What to do:
Word for word, copy all the data and drop the pictures.

Recorded data:
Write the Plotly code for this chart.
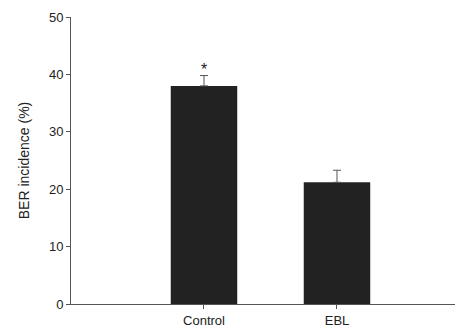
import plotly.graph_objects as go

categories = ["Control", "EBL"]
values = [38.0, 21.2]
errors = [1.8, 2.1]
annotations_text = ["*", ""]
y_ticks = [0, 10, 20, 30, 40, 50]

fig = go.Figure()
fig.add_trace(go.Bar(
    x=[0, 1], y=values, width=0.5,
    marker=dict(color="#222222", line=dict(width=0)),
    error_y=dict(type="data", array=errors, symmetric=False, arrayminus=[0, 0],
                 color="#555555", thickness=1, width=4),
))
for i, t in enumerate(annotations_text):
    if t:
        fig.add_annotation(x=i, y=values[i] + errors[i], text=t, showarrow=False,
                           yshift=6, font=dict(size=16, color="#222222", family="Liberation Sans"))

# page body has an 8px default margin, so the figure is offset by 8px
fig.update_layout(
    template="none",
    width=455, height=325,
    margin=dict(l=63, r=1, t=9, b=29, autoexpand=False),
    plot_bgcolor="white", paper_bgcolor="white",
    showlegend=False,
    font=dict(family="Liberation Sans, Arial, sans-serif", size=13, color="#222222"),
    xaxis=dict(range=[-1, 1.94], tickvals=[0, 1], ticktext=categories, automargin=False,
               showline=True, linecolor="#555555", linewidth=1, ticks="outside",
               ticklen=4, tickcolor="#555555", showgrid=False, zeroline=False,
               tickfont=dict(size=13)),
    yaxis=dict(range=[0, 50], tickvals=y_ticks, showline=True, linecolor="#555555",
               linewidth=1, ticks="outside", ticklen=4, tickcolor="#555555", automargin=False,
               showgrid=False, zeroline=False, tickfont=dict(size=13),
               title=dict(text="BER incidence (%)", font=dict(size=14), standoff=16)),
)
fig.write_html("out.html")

The output:
Write the Plotly code for this chart.
import plotly.graph_objects as go

categories = ["Control", "EBL"]
values = [38.0, 21.2]
errors = [1.8, 2.1]
annotations_text = ["*", ""]
y_ticks = [0, 10, 20, 30, 40, 50]

fig = go.Figure()
fig.add_trace(go.Bar(
    x=[0, 1], y=values, width=0.5,
    marker=dict(color="#222222", line=dict(width=0)),
    error_y=dict(type="data", array=errors, symmetric=False, arrayminus=[0, 0],
                 color="#555555", thickness=1, width=4),
))
for i, t in enumerate(annotations_text):
    if t:
        fig.add_annotation(x=i, y=values[i] + errors[i], text=t, showarrow=False,
                           yshift=6, font=dict(size=16, color="#222222", family="Liberation Sans"))

# page body has an 8px default margin, so the figure is offset by 8px
fig.update_layout(
    template="none",
    width=455, height=325,
    margin=dict(l=63, r=1, t=9, b=29, autoexpand=False),
    plot_bgcolor="white", paper_bgcolor="white",
    showlegend=False,
    font=dict(family="Liberation Sans, Arial, sans-serif", size=13, color="#222222"),
    xaxis=dict(range=[-1, 1.94], tickvals=[0, 1], ticktext=categories, automargin=False,
               showline=True, linecolor="#555555", linewidth=1, ticks="outside",
               ticklen=4, tickcolor="#555555", showgrid=False, zeroline=False,
               tickfont=dict(size=13)),
    yaxis=dict(range=[0, 50], tickvals=y_ticks, showline=True, linecolor="#555555",
               linewidth=1, ticks="outside", ticklen=4, tickcolor="#555555", automargin=False,
               showgrid=False, zeroline=False, tickfont=dict(size=13),
               title=dict(text="BER incidence (%)", font=dict(size=14), standoff=16)),
)
fig.write_html("out.html")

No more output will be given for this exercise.